Supplier relationships can make or break the supply chain


The current supply chain crisis has further underlined the importance of good relationships with suppliers – on a personal level as well as a professional level. “The stronger the relationships are, the more resilient the supply chain will be,” said supply chain expert Heidi Larsen during Supply Chain Media’s recent Webinar Wednesday. In the webinar moderated by Martijn Lofvers, the founder of consultancy firm Plus 7 explained why curiosity is an indispensable trait in order to build good relationships with Chinese suppliers.

By Marcel te Lindert

Last year, when deliveries from China gradually resumed after the initial lockdown, Heidi Larsen (pictured) noticed something striking. The first customers to be helped were not the large, capital-intensive companies, but rather those with the best personal relationships in China. “They were small and medium-sized companies that had taken the time to call their contacts and ask how they and their families were doing. In other words, they were companies that showed an interest in the people rather than just in the status of their shipments.”

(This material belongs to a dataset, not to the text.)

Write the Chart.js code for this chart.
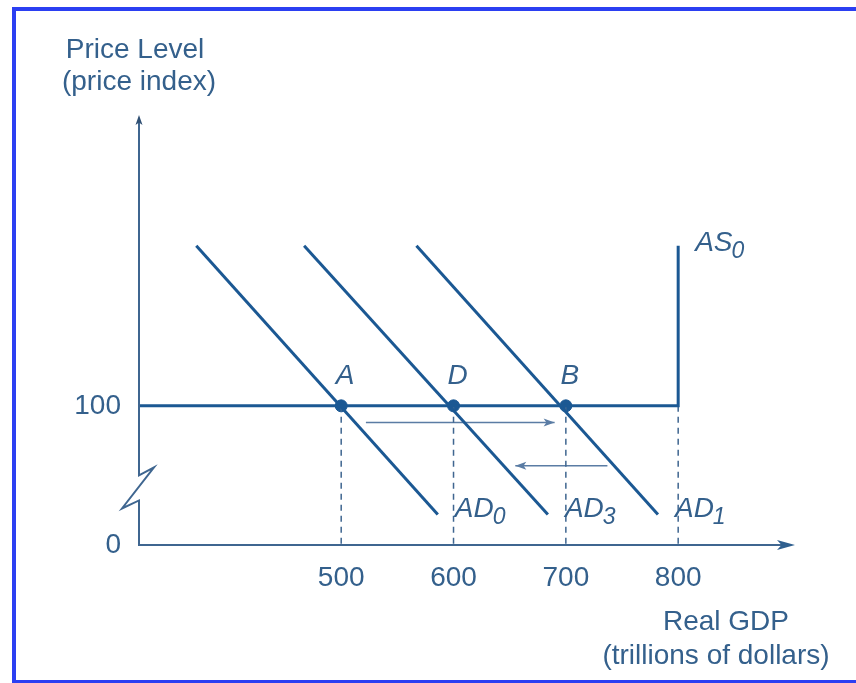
<!DOCTYPE html>
<html>
<head>
<meta charset="utf-8">
<script src="https://cdn.jsdelivr.net/npm/chart.js@4.4.1/dist/chart.umd.min.js"></script>
<style>
  html, body { margin: 0; padding: 0; background: #fff; }
  #wrap { position: relative; width: 856px; height: 683px; overflow: hidden; }
  #frame { position: absolute; left: 12px; top: 7px; width: 900px; height: 676px; box-sizing: border-box;
           border-left: 4px solid #2b3ff2; border-top: 4px solid #2b3ff2; border-bottom: 3px solid #2b3ff2; }
  #chart { position: absolute; left: 0; top: 0; }
</style>
</head>
<body>
<div id="wrap">
  <div id="frame"></div>
  <canvas id="chart" width="856" height="683"></canvas>
</div>
<script>
// Data
const xMin = 320, xMax = 904, yMax = 309;
const xTicks = [500, 600, 700, 800];
const yTicks = [0, 100];
const priceLevel = 100;
const eqNames = ['A', 'D', 'B'];
const eqGDP   = [500, 600, 700];
const adNames = ['AD', 'AD', 'AD'];
const adSubs  = ['0', '3', '1'];
const adTopX  = [371, 467, 567];
const adBotX  = [586, 684, 782];
const adTopY  = 215, adBotY = 22;
const asCap   = 800, asTopY = 215;
const rightShiftX = [522, 690], rightShiftY = 88;
const leftShiftX  = [737, 655], leftShiftY  = 57;

// Styles
const LINE = '#1b5893';
const TEXT = '#34608c';
const DASH = '#3f6690';
const ARROW = '#5a7ca4';
const FONT = '"Liberation Sans", Arial, sans-serif';

const datasets = [];
// AS curve
datasets.push({
  label: 'AS0', showLine: true, pointRadius: 0, borderColor: LINE, borderWidth: 3,
  data: [{x: xMin, y: priceLevel}, {x: asCap, y: priceLevel}, {x: asCap, y: asTopY}]
});
// AD curves
adTopX.forEach((tx, i) => {
  datasets.push({
    label: adNames[i] + adSubs[i], showLine: true, pointRadius: 0, borderColor: LINE, borderWidth: 3,
    data: [{x: tx, y: adTopY}, {x: adBotX[i], y: adBotY}]
  });
});
// dashed drops
xTicks.forEach(v => {
  datasets.push({
    label: 'drop' + v, showLine: true, pointRadius: 0, borderColor: DASH, borderWidth: 1.5,
    borderDash: [6, 5], data: [{x: v, y: priceLevel}, {x: v, y: 0}]
  });
});
// shift arrows
datasets.push({
  label: 'right', showLine: true, pointRadius: 0, borderColor: ARROW, borderWidth: 1.5,
  data: rightShiftX.map(x => ({x, y: rightShiftY}))
});
datasets.push({
  label: 'left', showLine: true, pointRadius: 0, borderColor: ARROW, borderWidth: 1.5,
  data: leftShiftX.map(x => ({x, y: leftShiftY}))
});
// equilibrium points
datasets.push({
  label: 'eq', showLine: false, pointRadius: 6, pointBackgroundColor: LINE, pointBorderColor: LINE,
  data: eqGDP.map(x => ({x, y: priceLevel}))
});

function head(ctx, x, y, ang, len, half, color) {
  ctx.save();
  ctx.translate(x, y); ctx.rotate(ang);
  ctx.fillStyle = color;
  ctx.beginPath();
  ctx.moveTo(0, 0); ctx.lineTo(-len, -half); ctx.lineTo(-len * 0.75, 0); ctx.lineTo(-len, half);
  ctx.closePath(); ctx.fill();
  ctx.restore();
}

function subLabel(ctx, main, sub, x, y) {
  ctx.font = 'italic 28px ' + FONT;
  ctx.textAlign = 'left'; ctx.textBaseline = 'alphabetic';
  ctx.fillText(main, x, y);
  const w = ctx.measureText(main).width;
  ctx.font = 'italic 23px ' + FONT;
  ctx.fillText(sub, x + w - 1, y + 7);
}

const decor = {
  id: 'decor',
  afterDatasetsDraw(chart) {
    const {ctx, chartArea: a, scales: {x, y}} = chart;
    ctx.save();
    // axes
    ctx.strokeStyle = DASH; ctx.lineWidth = 2;
    const ax = a.left, ay = y.getPixelForValue(0);
    const bt = y.getPixelForValue(50), bb = y.getPixelForValue(32);
    ctx.beginPath();
    ctx.moveTo(ax, a.top + 4); ctx.lineTo(ax, bt);
    ctx.lineTo(ax + 15, bt - 8); ctx.lineTo(ax - 17, bb + 8); ctx.lineTo(ax, bb);
    ctx.lineTo(ax, ay); ctx.lineTo(a.right - 8, ay);
    ctx.stroke();
    head(ctx, ax, a.top, -Math.PI / 2, 10, 3.5, '#2f4f73');
    head(ctx, a.right, ay, 0, 18, 5, '#2f5f8f');
    // shift arrow heads
    head(ctx, x.getPixelForValue(rightShiftX[1]), y.getPixelForValue(rightShiftY), 0, 11, 4, ARROW);
    head(ctx, x.getPixelForValue(leftShiftX[1]), y.getPixelForValue(leftShiftY), Math.PI, 11, 4, ARROW);

    ctx.fillStyle = TEXT;
    // point labels
    ctx.font = 'italic 28px ' + FONT;
    ctx.textAlign = 'center'; ctx.textBaseline = 'alphabetic';
    eqNames.forEach((n, i) => {
      ctx.fillText(n, x.getPixelForValue(eqGDP[i]) + 4, y.getPixelForValue(priceLevel) - 22);
    });
    // curve labels
    adNames.forEach((n, i) => {
      subLabel(ctx, n, adSubs[i], x.getPixelForValue(adBotX[i]) + 17, y.getPixelForValue(adBotY) + 3);
    });
    subLabel(ctx, 'AS', '0', x.getPixelForValue(asCap) + 17, y.getPixelForValue(asTopY) + 5);

    // axis titles
    ctx.font = '28px ' + FONT;
    ctx.textAlign = 'center';
    ctx.fillText('Price Level', ax - 4, 58);
    ctx.fillText('(price index)', ax, 90);
    ctx.fillText('Real GDP', 726, 630);
    ctx.fillText('(trillions of dollars)', 716, 664);
    ctx.restore();
  }
};

const tickFont = {family: FONT, size: 28};

new Chart(document.getElementById('chart').getContext('2d'), {
  type: 'scatter',
  data: {datasets},
  options: {
    responsive: false, animation: false,
    layout: {padding: {left: 39, right: 61, top: 115, bottom: 78}},
    plugins: {legend: {display: false}, tooltip: {enabled: false}},
    scales: {
      x: {
        type: 'linear', min: xMin, max: xMax,
        grid: {display: false}, border: {display: false},
        afterBuildTicks: s => { s.ticks = xTicks.map(v => ({value: v})); },
        afterFit: s => { s.height = 60; },
        ticks: {font: tickFont, color: TEXT, padding: 8, maxRotation: 0, autoSkip: false}
      },
      y: {
        type: 'linear', min: 0, max: yMax,
        grid: {display: false}, border: {display: false},
        afterBuildTicks: s => { s.ticks = yTicks.map(v => ({value: v})); },
        afterFit: s => { s.width = 100; },
        ticks: {font: tickFont, color: TEXT, padding: 10, autoSkip: false}
      }
    }
  },
  plugins: [decor]
});
</script>
</body>
</html>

Larsen is a consultant who advises companies that are setting up supply chains in China. She has written two books on the topic. Her first book, called ‘(easily?) Made in China!’ is aimed at companies looking for suppliers in China, while her second book, called ‘(easily?) Made for China!’ is for companies looking to sell their products in China. Larsen is convinced that building good relationships with Chinese supply chain partners makes all the difference, especially during a crisis. “The stronger the relationships are, the more resilient the supply chain will be.”

Asking questions

When asked about the secret to good relationships with Chinese suppliers, Larsen didn’t have to think long: “That’s curiosity. Make sure you understand what’s going on with your supplier. Why do they ask the questions they do? If they don’t ask any questions at all, you should be concerned. And you certainly shouldn’t assume that the supplier will contact you themselves if they have any questions. If you do, you have no right to get angry when something suddenly goes wrong. Instead, make absolutely sure that the supplier has understood everything and that things are on track.”

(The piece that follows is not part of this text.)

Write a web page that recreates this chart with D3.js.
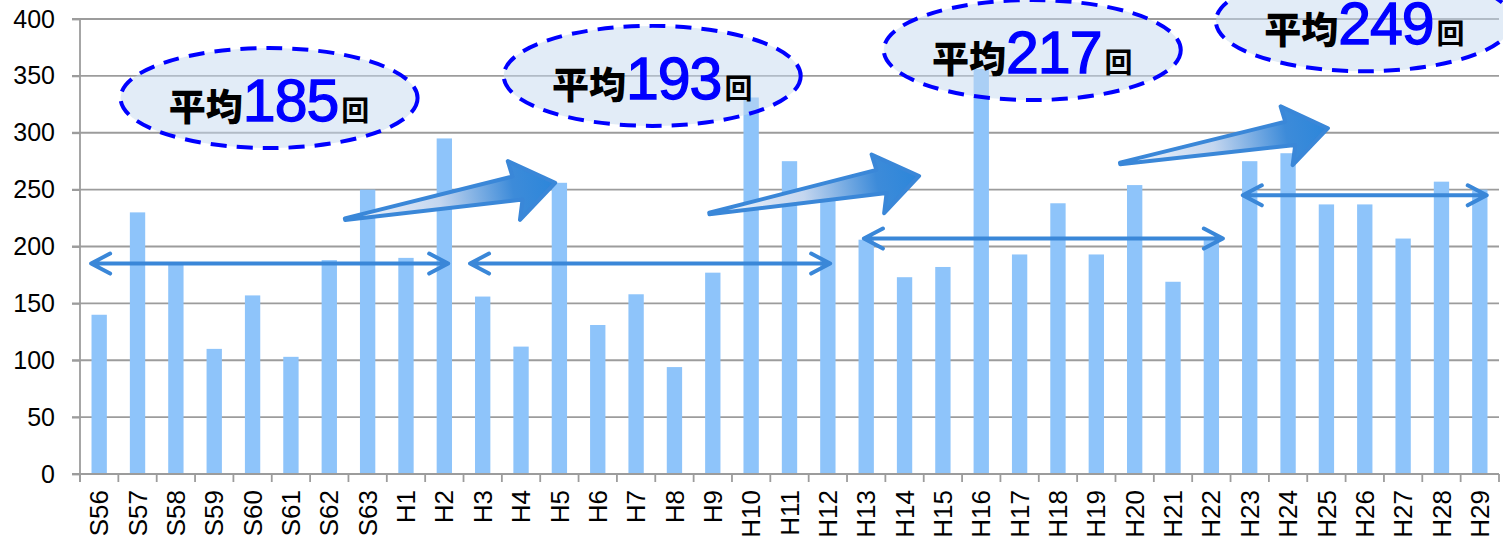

Being curious means asking questions. What is the company’s history and what are its ambitions? Why do they operate the way they do? Do they have any problems sourcing raw materials or recruiting the right people? By asking questions, you automatically stimulate the exchange of information between yourself and the supplier. “And perhaps most importantly, ask how you can leverage your network to support that supplier’s success. Don’t pretend you have all the answers and try to tell him how to do his job. That definitely won’t work.”

Results-oriented vs relationship-oriented culture

For her first book, Larsen – who is from Denmark – interviewed a Chinese businesswoman about her experiences with Scandinavian companies. She likened it to a football match. “She said that in Scandinavia everyone is focused on the ball, whereas in China everyone is focused on the players. And she was right,” stated Larsen. “In Scandinavia we’ve learned to focus on the goal or the outcome of a collaborative partnership. But that collaboration involves two parties. So how can you know what the goal or the outcome should be if you don’t know the other party very well?”

Most businesses throughout Europe are results-oriented, just as in Scandinavia, whereas Chinese companies tend to be relationship-oriented. “They want to know what your dreams are. Because how can they help you climb Mount Everest if they don’t understand why you want to reach the summit, and how you want to get there? Are you looking for the fastest route or the most reliable route? Many European companies forget that, because all those details are time-consuming.”

Cultivating mutual understanding

When explaining how companies can achieve successful collaboration with Chinese suppliers, Larsen uses an innovation model from design thinking methodology. The model consists of five steps: establish empathic understanding, define the problem, create ideas, develop a prototype, and test. “European companies often tell me that it’s impossible to innovate with Chinese suppliers, but that’s because they miss out the first step. That’s the stage where you cultivate mutual understanding, it’s where the magic happens. If you skip that step, the partnership will never be successful.”

The common thinking in Europe is that innovations are most successful when Supply Chain is involved in product development from an early stage. “Yet companies hardly ever invite the experts from their Chinese suppliers to visit their R&D department. They don’t take the time to sit down with them and cultivate mutual understanding. Why is it important for the product to have a shiny, scratch-free surface? Why was the packaging designed to look that way? The better the supplier understands these kinds of decisions, the more successful the partnership will be.”

Intellectual property

Companies that want to manufacture goods in China can’t simply Google a supplier, send them an order with some specifications and then expect everything to work out, cautioned Larsen: “Supply chain experts have a valuable role to play. But by no means all companies have the necessary experts in-house.” According to her, businesses should not worry about giving away too much information. “Europeans are sometimes afraid that Chinese suppliers will run off with their intellectual property. But out of the 400 European companies I have helped, there have been only two cases of that happening, and even that wasn’t really because of the Chinese companies but rather because the European companies didn’t deliver on their promises.”